Functional over formal: How Canadians could redefine office wear as many go back to work
Global News
A fashion expert says the COVID-19 pandemic has had a huge impact on the way people dress and present themselves at work these days, and that more even change is expected.
Ever since Alva Bourque entered the workforce in 2011, she always made sure to dress up, choosing to wear a pencil skirt with a blazer or a long-sleeved top with a necktie, and of course heels, for work.
Even during her pregnancies, Bourque who lives in Halifax, N.S., and works at a non-profit organization, dressed the same way, but the COVID-19 pandemic changed the way she presents herself professionally.

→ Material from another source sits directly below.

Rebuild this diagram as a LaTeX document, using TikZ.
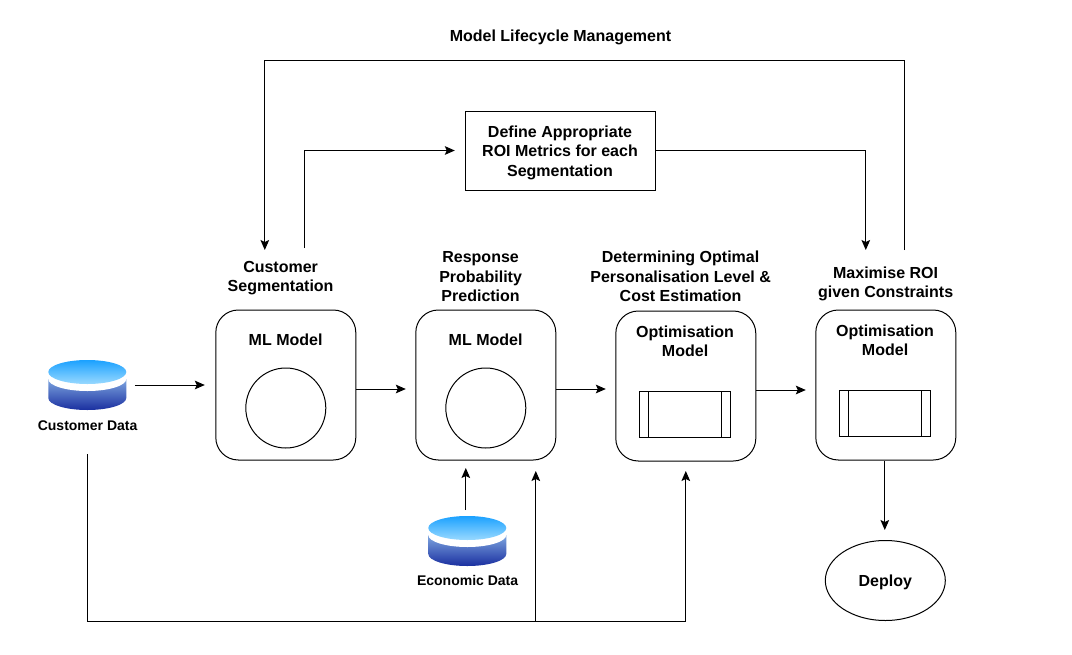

“I still look presentable, but maybe the pandemic has made me care for more important things rather than my power dressing,” said Bourque. “I don’t need to be in blazer and heels right now … I’m just too exhausted coming from this pandemic. Super exhausted.”
As a mother of two kids — aged three and seven — Bourque says it has been exhausting to work from home while simultaneously caring for her children.
Even now, as she returns to the office twice a week, she says she’s been choosing to dress more comfortably in leggings or lower-heeled boots.
With the easing of public health restrictions, more and more Canadians are going back to the office, but what they choose to wear to work is going to change drastically, one expert says.
A graduate program director for fashion at Ryerson University, Henry Navarro Delgado says that the COVID-19 pandemic has had a huge impact on the way people dress and present themselves. Delgado says office wear has changed a lot and will change more going forward.
“Trends die and sometimes pick up again. We saw something similar in the 1990s where there were a lot more relaxed dress codes at work because of the culture from Silicon Valley,” said Delgado.